** What you should do **
In the records below, reproduce exactly the lines from the one containing "Output the Python" through the one containing "plt.rcParams['font.family'] = ['Liberation", both included, and omit the pictures.

★ ★ ★

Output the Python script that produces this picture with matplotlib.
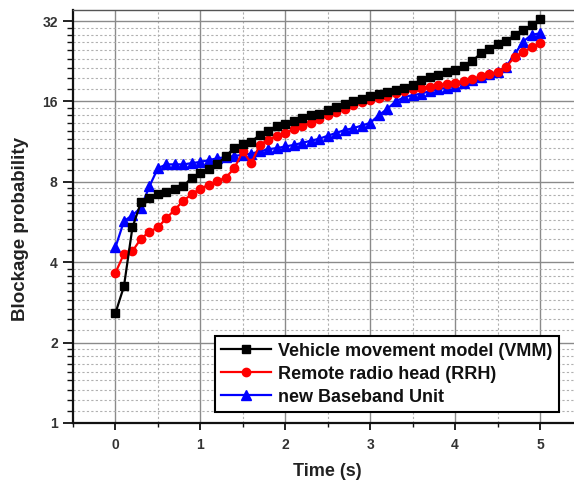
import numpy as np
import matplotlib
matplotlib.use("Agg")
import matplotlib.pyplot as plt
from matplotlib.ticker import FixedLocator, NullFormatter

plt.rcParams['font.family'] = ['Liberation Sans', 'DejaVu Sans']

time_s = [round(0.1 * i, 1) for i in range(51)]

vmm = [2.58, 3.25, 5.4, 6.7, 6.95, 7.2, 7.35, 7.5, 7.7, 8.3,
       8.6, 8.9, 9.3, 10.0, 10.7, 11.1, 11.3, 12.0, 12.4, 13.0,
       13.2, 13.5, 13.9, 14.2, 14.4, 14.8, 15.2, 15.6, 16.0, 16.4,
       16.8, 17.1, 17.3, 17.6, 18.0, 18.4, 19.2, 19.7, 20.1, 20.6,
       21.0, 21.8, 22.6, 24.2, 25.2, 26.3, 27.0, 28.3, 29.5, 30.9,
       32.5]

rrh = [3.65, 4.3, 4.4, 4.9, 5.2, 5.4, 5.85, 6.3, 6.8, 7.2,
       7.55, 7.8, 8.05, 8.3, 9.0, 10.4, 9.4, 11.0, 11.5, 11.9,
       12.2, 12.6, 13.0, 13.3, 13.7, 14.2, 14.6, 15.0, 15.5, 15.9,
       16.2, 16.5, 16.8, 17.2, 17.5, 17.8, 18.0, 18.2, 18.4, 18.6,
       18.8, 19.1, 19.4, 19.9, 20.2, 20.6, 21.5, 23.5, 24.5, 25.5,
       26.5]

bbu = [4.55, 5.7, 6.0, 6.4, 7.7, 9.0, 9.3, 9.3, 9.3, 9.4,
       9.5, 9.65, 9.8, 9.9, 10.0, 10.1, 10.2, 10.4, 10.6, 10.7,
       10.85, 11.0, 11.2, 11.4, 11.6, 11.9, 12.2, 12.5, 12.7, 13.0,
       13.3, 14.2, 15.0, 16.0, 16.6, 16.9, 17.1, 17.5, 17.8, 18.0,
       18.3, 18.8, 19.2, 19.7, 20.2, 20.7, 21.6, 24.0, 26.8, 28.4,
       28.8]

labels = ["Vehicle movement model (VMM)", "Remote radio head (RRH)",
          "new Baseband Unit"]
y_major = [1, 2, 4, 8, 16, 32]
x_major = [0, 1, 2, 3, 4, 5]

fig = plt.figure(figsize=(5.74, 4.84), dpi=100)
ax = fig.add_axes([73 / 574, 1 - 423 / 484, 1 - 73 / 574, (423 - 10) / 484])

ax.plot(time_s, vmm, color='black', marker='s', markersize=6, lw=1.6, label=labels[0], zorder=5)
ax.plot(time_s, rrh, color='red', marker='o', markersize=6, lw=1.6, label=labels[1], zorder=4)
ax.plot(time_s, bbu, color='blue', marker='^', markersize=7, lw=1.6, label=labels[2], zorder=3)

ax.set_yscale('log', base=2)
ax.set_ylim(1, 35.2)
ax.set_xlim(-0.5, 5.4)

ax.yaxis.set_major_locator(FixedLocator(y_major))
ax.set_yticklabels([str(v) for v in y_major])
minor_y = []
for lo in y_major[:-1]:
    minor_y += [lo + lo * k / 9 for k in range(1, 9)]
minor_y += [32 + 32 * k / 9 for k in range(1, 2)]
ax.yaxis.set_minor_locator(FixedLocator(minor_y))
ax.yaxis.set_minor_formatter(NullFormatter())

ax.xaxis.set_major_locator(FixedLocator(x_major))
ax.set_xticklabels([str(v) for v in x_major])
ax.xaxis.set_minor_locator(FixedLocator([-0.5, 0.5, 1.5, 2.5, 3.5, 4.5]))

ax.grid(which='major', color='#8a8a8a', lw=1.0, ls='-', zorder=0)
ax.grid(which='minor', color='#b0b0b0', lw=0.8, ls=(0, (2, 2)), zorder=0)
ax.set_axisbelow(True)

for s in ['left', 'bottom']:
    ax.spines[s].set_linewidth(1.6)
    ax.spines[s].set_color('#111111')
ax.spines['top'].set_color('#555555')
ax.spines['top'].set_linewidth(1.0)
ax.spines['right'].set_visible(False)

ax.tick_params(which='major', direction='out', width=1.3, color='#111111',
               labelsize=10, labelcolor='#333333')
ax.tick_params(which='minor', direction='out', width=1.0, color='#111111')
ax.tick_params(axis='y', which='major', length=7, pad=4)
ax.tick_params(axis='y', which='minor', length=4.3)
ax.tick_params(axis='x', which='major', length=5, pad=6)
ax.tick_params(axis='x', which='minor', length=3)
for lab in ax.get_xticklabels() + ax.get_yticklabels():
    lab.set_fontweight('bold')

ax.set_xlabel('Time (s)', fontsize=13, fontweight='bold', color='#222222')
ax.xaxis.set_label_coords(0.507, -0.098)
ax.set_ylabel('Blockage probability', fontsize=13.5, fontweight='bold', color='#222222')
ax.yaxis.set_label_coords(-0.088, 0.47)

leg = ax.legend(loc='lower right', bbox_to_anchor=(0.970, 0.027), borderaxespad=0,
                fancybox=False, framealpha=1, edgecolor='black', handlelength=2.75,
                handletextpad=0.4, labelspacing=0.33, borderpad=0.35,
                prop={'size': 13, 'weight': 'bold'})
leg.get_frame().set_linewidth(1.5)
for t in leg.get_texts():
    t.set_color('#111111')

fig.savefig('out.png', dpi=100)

★ ★ ★

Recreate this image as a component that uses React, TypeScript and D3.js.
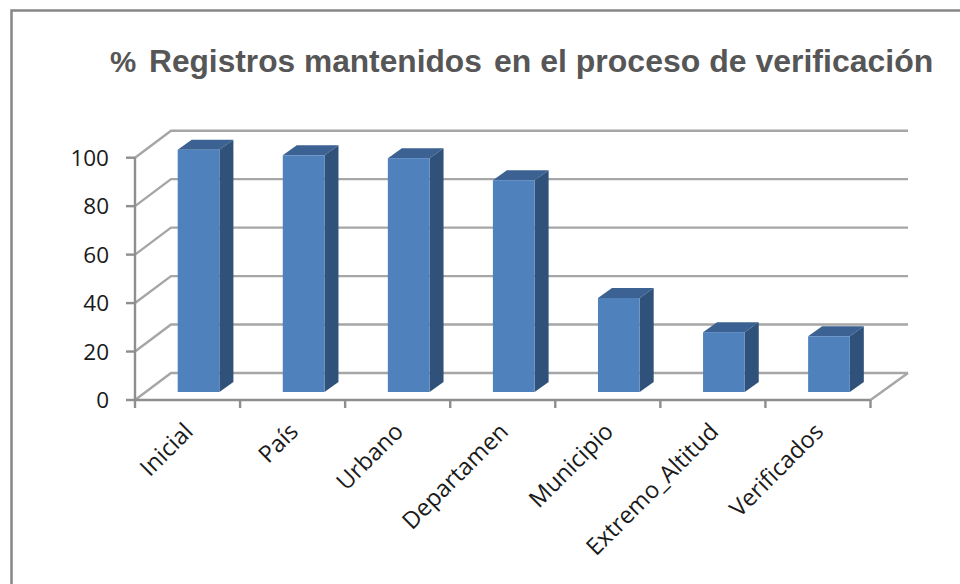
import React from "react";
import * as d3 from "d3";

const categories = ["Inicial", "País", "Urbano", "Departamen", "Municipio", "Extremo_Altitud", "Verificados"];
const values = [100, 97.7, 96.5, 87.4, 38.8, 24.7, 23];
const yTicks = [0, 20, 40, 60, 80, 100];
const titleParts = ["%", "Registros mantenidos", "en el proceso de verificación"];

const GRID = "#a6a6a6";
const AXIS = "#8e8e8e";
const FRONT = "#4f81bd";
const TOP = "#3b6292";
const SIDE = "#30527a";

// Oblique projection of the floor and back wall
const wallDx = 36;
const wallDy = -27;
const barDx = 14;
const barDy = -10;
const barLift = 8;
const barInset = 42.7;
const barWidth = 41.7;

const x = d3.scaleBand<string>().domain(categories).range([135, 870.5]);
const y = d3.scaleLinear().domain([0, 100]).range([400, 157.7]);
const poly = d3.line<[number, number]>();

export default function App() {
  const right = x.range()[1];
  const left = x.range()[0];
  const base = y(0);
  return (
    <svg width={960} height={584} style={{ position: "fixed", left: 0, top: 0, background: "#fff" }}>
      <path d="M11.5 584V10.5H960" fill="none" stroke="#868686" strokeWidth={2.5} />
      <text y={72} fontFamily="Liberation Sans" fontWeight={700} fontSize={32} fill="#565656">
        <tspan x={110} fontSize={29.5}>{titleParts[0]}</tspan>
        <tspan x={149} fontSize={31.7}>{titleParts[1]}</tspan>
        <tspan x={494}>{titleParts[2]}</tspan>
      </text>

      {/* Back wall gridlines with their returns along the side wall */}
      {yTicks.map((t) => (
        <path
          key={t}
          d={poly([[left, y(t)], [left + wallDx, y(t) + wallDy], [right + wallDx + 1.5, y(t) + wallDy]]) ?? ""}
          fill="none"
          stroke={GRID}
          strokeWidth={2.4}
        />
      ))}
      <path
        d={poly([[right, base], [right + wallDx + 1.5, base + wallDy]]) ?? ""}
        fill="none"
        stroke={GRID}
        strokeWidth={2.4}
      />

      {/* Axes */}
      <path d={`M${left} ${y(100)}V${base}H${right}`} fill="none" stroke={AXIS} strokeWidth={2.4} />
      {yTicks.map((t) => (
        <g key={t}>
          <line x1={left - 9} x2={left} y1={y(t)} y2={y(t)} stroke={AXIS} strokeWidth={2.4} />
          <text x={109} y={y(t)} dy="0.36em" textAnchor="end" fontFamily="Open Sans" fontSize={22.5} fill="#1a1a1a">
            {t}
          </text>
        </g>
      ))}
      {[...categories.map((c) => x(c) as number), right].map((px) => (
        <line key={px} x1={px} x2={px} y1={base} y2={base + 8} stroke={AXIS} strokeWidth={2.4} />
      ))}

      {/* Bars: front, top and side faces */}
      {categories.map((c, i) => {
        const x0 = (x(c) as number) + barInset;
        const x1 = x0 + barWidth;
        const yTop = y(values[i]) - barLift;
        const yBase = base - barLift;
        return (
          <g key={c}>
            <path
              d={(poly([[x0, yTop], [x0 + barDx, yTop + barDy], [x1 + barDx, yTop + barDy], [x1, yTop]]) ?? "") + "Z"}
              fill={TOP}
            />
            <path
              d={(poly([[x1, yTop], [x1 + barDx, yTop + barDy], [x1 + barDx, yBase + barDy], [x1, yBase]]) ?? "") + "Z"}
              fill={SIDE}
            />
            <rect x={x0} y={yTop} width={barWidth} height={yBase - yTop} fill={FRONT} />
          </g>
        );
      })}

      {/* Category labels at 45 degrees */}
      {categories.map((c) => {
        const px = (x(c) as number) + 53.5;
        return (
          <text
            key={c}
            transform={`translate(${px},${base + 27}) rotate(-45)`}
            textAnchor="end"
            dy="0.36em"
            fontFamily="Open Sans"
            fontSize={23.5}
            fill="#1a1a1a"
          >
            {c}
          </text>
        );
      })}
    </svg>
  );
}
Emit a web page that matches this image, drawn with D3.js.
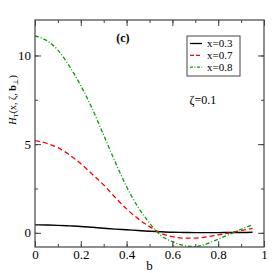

★ ★ ★

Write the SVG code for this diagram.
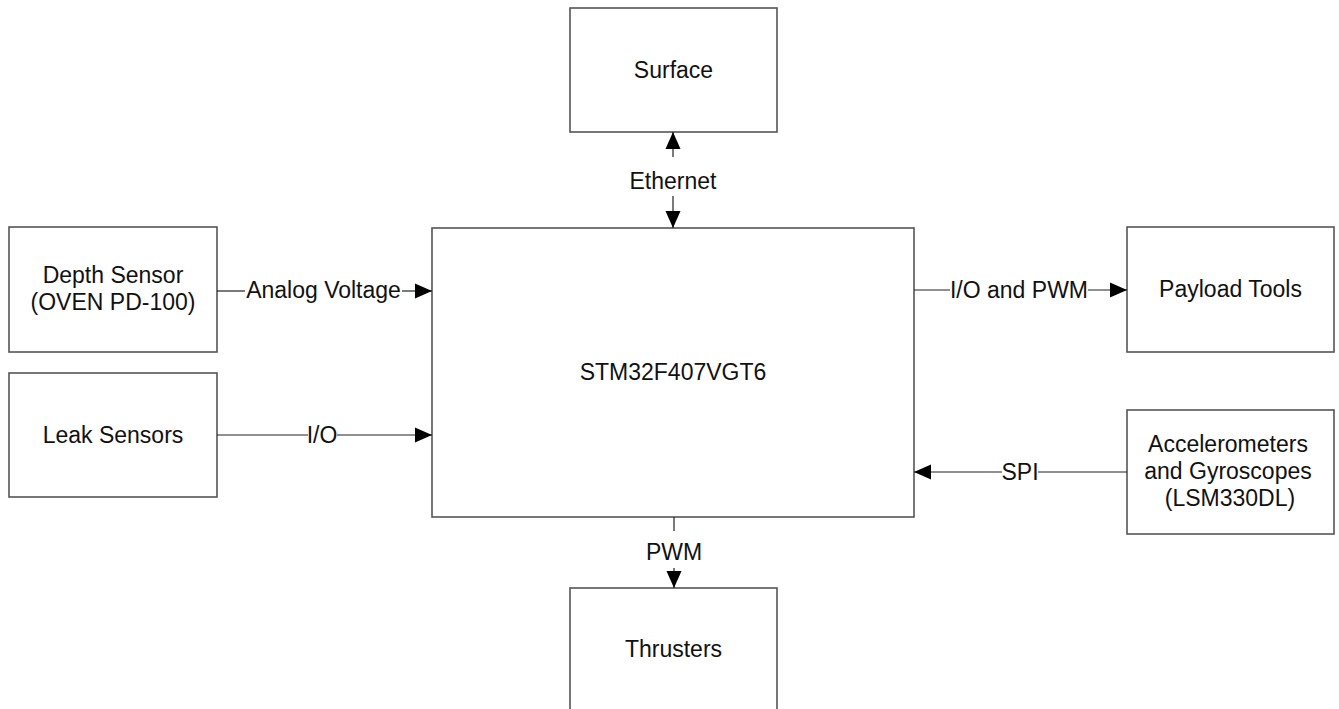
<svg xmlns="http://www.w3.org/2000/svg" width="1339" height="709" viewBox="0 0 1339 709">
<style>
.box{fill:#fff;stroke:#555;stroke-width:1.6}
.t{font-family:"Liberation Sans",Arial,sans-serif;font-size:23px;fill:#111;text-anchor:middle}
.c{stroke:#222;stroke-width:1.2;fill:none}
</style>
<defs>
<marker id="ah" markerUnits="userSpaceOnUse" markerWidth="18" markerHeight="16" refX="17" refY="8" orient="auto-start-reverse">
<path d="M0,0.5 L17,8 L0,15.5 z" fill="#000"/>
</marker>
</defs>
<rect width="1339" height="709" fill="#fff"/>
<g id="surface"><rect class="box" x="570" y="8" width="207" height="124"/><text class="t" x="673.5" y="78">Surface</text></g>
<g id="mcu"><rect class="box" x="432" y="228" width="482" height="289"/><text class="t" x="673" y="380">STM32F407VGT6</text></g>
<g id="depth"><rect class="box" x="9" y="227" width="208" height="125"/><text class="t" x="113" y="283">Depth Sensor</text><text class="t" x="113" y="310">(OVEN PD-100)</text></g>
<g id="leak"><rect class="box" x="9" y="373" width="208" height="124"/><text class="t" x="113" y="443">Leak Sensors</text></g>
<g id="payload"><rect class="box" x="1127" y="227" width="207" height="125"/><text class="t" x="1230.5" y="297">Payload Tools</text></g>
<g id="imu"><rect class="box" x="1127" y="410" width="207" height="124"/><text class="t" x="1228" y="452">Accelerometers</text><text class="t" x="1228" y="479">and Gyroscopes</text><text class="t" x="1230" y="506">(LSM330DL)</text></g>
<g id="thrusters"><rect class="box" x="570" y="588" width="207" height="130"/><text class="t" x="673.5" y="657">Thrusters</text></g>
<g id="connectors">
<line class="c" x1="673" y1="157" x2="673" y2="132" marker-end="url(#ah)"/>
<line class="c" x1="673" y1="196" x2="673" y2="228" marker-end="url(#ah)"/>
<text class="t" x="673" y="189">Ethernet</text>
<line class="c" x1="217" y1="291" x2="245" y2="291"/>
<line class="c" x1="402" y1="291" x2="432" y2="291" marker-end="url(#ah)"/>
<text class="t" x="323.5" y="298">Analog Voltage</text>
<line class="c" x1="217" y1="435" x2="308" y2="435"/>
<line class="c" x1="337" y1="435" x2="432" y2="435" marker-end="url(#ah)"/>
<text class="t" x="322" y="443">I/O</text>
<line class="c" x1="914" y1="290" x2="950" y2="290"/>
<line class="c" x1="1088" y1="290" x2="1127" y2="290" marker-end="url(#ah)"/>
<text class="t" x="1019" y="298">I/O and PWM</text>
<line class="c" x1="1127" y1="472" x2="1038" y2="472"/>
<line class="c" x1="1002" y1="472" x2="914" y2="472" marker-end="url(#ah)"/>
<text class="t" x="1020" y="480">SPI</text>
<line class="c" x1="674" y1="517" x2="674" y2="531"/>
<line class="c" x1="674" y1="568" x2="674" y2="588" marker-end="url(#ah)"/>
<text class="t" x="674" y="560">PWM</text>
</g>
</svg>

★ ★ ★

** Complete output **
Output the Python script that produces this picture with matplotlib.
import numpy as np
import matplotlib
matplotlib.use("Agg")
import matplotlib.pyplot as plt
from matplotlib.ticker import FixedLocator, NullFormatter

plt.rcParams['font.family'] = ['Liberation Sans', 'DejaVu Sans']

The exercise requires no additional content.